If you buy a Hebrew servant, he shall serve six years; and in the seventh he shall go out free and pay nothing. (Exodus 21:2)

On the surface of things, it seems strange that the ordinances given to the people of Israel should begin with one that speaks of servitude, especially when we consider that these were people who had just been freed from decades of bondage. On top of that is the fact that these particular instructions were given because the people asked for them and agreed to “hear and obey.” So the question that arises is, “Why was this the first of the instructions given to them after the initial encounter at Mount Sinai?
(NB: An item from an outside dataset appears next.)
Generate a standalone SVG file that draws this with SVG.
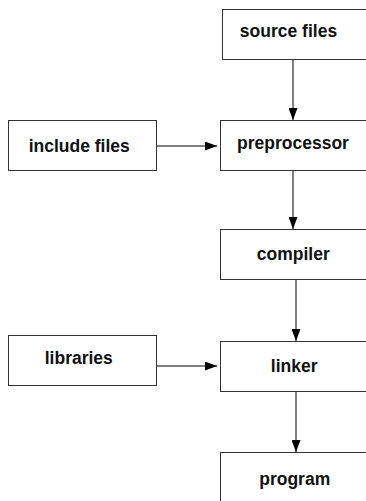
<svg xmlns="http://www.w3.org/2000/svg" width="366" height="501" viewBox="0 0 366 501">
  <defs>
    <marker id="arrow" markerUnits="userSpaceOnUse" markerWidth="12" markerHeight="9" refX="12" refY="4.5" orient="auto">
      <path d="M0,0 L12,4.5 L0,9 Z" fill="#000"/>
    </marker>
    <style>
      .box { fill: #fff; stroke: #333; stroke-width: 1; }
      .label { font-family: "Liberation Sans", Arial, Helvetica, sans-serif; font-weight: bold; font-size: 17.5px; fill: #111; text-anchor: middle; }
      .edge { fill: none; stroke: #000; stroke-width: 1; marker-end: url(#arrow); }
    </style>
  </defs>
  <rect width="366" height="501" fill="#fff"/>

  <g id="edges">
    <line class="edge" x1="293" y1="59.5" x2="293" y2="120"/>
    <line class="edge" x1="156.5" y1="146" x2="217" y2="146"/>
    <line class="edge" x1="293" y1="170.5" x2="293" y2="229"/>
    <line class="edge" x1="296" y1="279.5" x2="296" y2="341"/>
    <line class="edge" x1="156.5" y1="366" x2="217" y2="366"/>
    <line class="edge" x1="296" y1="391" x2="296" y2="452"/>
  </g>

  <g id="source-files">
    <rect class="box" x="222.5" y="9.5" width="150" height="50"/>
    <text class="label" x="288.5" y="36.7">source files</text>
  </g>
  <g id="include-files">
    <rect class="box" x="8.5" y="120.5" width="148" height="50"/>
    <text class="label" x="79.2" y="152">include files</text>
  </g>
  <g id="preprocessor">
    <rect class="box" x="220.5" y="120.5" width="150" height="50"/>
    <text class="label" x="293" y="148.5">preprocessor</text>
  </g>
  <g id="compiler">
    <rect class="box" x="220.5" y="229.5" width="150" height="50"/>
    <text class="label" x="293.3" y="260">compiler</text>
  </g>
  <g id="libraries">
    <rect class="box" x="8.5" y="335.5" width="148" height="50"/>
    <text class="label" x="78.8" y="363.5">libraries</text>
  </g>
  <g id="linker">
    <rect class="box" x="220.5" y="341.5" width="150" height="50"/>
    <text class="label" x="294.2" y="371.7">linker</text>
  </g>
  <g id="program">
    <rect class="box" x="220.5" y="452.5" width="150" height="50"/>
    <text class="label" x="294.7" y="485">program</text>
  </g>
</svg>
It is my view that the reason this particular statute was the first of the many others to follow was to see whether or not they truly would “hear and obey.”

The Hebrew word translated “servant” (or slave in some translations) is eved and is more commonly translated as “bondservant.” The biblical bondservant is dramatically different from the slavery that was practiced in Greece and Rome where the servant was regarded as the  possession of his master. The bondservant of the Bible was someone who had become indebted to his master and was thus obligated to serve him for a specified number of years — six to be exact. At the end of the six years, his master was obligated to let him go. 

As you continue to read the laws concerning the bondservant, it becomes clear that there is a message embedded within the particulars that were given to the people. The message is this: someone who has been freed from his bondage may go his own way unless he, of his own volition, decides to stay with his master. And should he decide to do this, his motivation should not be fear of his master but love, as it is written:

But if the servant plainly says, “I love my master, my wife, and my children; I will not go out free.” (Exodus 21:5)

Having decided this, the servant then makes a public profession of his decision and obligates himself to serve his master for the rest of his life. The embedded message is this: God had delivered Israel from their bondage and they had a choice to make — would they go their own way or would they decide to serve the Almighty? Furthermore, would they serve Him strictly out of fear or would they serve Him because they loved Him? Remember, Israel was motivated to say “we will hear and do” because they were afraid! Consequently, the message contained in the laws of the bondservant was actually a test to see if they truly would “hear and obey” and if they would serve Him out of love.

The same test is put to you and me. Can we truly hear what God is saying to us through His Word? Moreover, what is our motivation for serving Him? Is it fear or love? While it is true that we all need to fear God and show Him proper respect, it is also true that God wants us to serve Him because, more than anything else, we love Him. Thus, the first and greatest of all commands is, “Love the LORD your God with all of your heart, soul and strength.” And so, now we know why God gave this particular instruction to His people — to alert us to the fact that He is looking for those who will commit their lives to Him because they love Him.